Is Jamaica fit for children?
Deika Morrison, Contributor
IN MAY 2002, world leaders, including then Prime Minister P.J. Patterson, attended the historic United Nations General Assembly's Special Session on Children and passed a resolution titled 'A World Fit For Children'.
The resolution states: "A world fit for children is one in which all children get the best possible start in life and have access to a quality basic education."
It continues: "Education is a human right and a key factor to reducing poverty"; and further, "we resolve to: (a) Expand and improve comprehensive early-childhood care and education for girls and boys, especially for the most vulnerable and disadvantaged children."
While it is good that world leaders recognise that quality early-childhood education gives children the best start in life, it is too bad that actions have not matched stated intentions.
Why is early-childhood education so important? Early childhood is when children learn manners, values, self-esteem and, of course, the basics of numeracy and literacy. A solid early-childhood education provides mastery of basics, the foundation necessary for children to progress more comfortably through challenging primary, secondary and tertiary levels.
An investment in early-childhood education has proved to provide the greatest long-term return to society with tangible crime savings and increased productivity rates. Children who are denied a quality early-childhood education forever try to catch up, and some never do. Regrettably, these are the majority of Jamaican children.
At that summit in 2002, Patterson, is quoted as saying: "Let every nation gathered in this august forum depart with a determination to transform fine rhetoric into resolute action; to translate the universal consensus into early and effective action within our sovereign borders." So, has Jamaica demonstrated the "determination" for "early and effective action"? If quality early-childhood education makes a country fit for children, is Jamaica actually fit for children? If we look at what has happened and is happening, Jamaica intends to be fit for children, but does not appear so in reality.
While it is commendable that Jamaica has achieved near universal enrolment of children at the early-childhood level, the sad reality is that a having a place in school is not equivalent to receiving quality education. Remember, 'education' means 'acquiring knowledge'. In Jamaica, early-childhood institutions are, by and large, severely under-resourced - there is a serious shortage of learning materials and properly trained teachers. These are not environments most conducive to 'acquiring knowledge' at the pre-primary level. In fact, the statistics tell us that approximately 50 per cent of children enter primary school unprepared for what they are expected to learn.
While it is also commendable that Jamaica has enacted critical legislation to protect the rights of children, laws that are not enforced cannot produce educated children. For example, the Child Care and Protection Act 2004, which includes a duty of caregivers and parents to educate children (complete with the ability to write to a minister for financial assistance), as well as the Charter of Fundamental Rights and Freedoms (Constitutional Amendment) Act 2011 Section 13 1 (k), which states that: "The rights of every child who is a citizen of Jamaica, to publicly funded tuition in a public educational institution at the pre-primary and primary levels".
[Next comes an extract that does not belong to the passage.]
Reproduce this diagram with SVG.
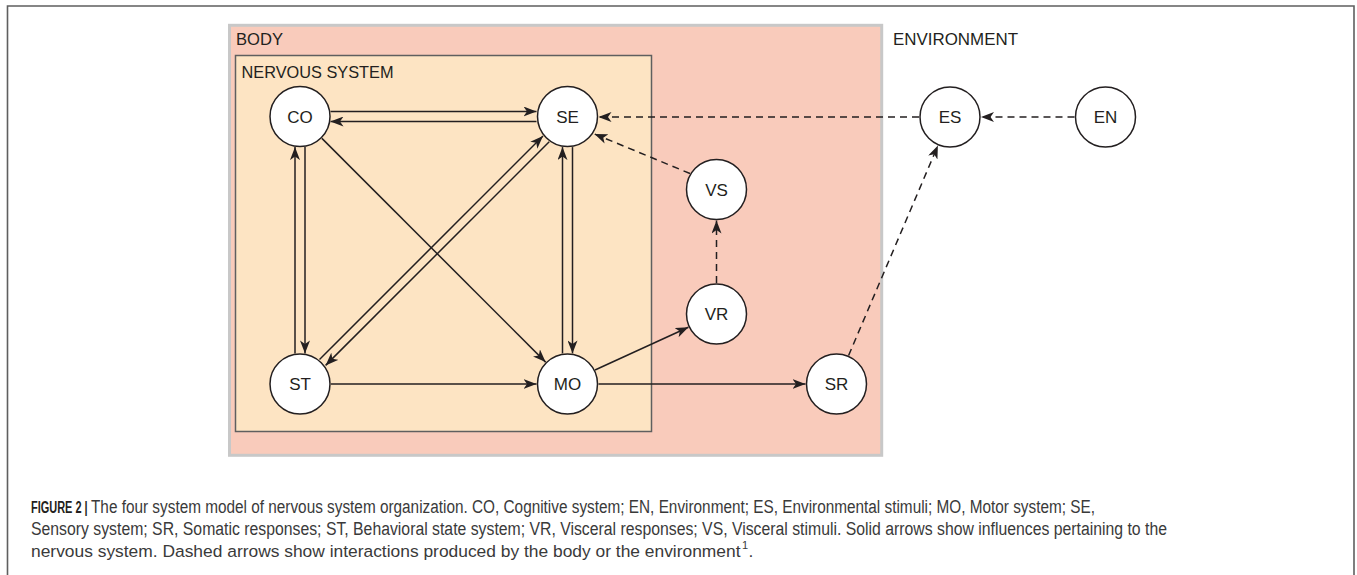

In Jamaica today, pre-primary or early-childhood education is largely not provided by the Government and is certainly not fully publicly funded. Technically, a person could sue the Government for infringing on the constitutional right to have state-funded pre-primary education.
Annual government spending on basic schools is $1.2 billion - the smallest share of the education budget of any level. How is that $1.2 billion spent? First, only the 143 government institutions, of the 2,615 institutions that have applied for registration with the Early Childhood Commission, have publicly funded tuition. Second, some of the remaining 2,472 institutions, which are operated by individuals, community-based organisations and churches, receive government subsidies. This is well below what is needed.
Spend now, save later
It is somewhat puzzling that 50 years after Independence we have failed to fix a problem that is so easily fixable, and one that speaks to the heart of what it means to be independent and emancipated - education. An annual investment of approximately $8 billion could provide each Jamaican child with quality early-childhood education. To say the country cannot afford that investment, but somehow manages to spend more than $20 billion annually on remedial education, plus billions more on crime interventions and other remedial efforts to address low productivity, is deeply concerning.
Frankly, it is actually costing us too much - socially, economically and financially - to not invest in early-childhood education. Simply put, we need to spend a little early to save a lot later.
In 2002, when world leaders declared 'A World Fit For Children', the Children's Statement read: "We are denied good quality education. We are the children whose voices are not being heard; it is time we are taken into account, we want a world fit for children, because a world fit for us is a world fit for everyone."
Our Jamaican children are denied good-quality education and their voices are not heard because they can't vote, or protest, or lobby. It is time they are taken into account. If Jamaica is to be fit for children, and indeed fit for all of us, enough of the 'fine rhetoric'; it is time for 'resolute action'.
Deika Morrison is founder of Do Good Jamaica and managing director of Mdk Advisory and Consulting Ltd.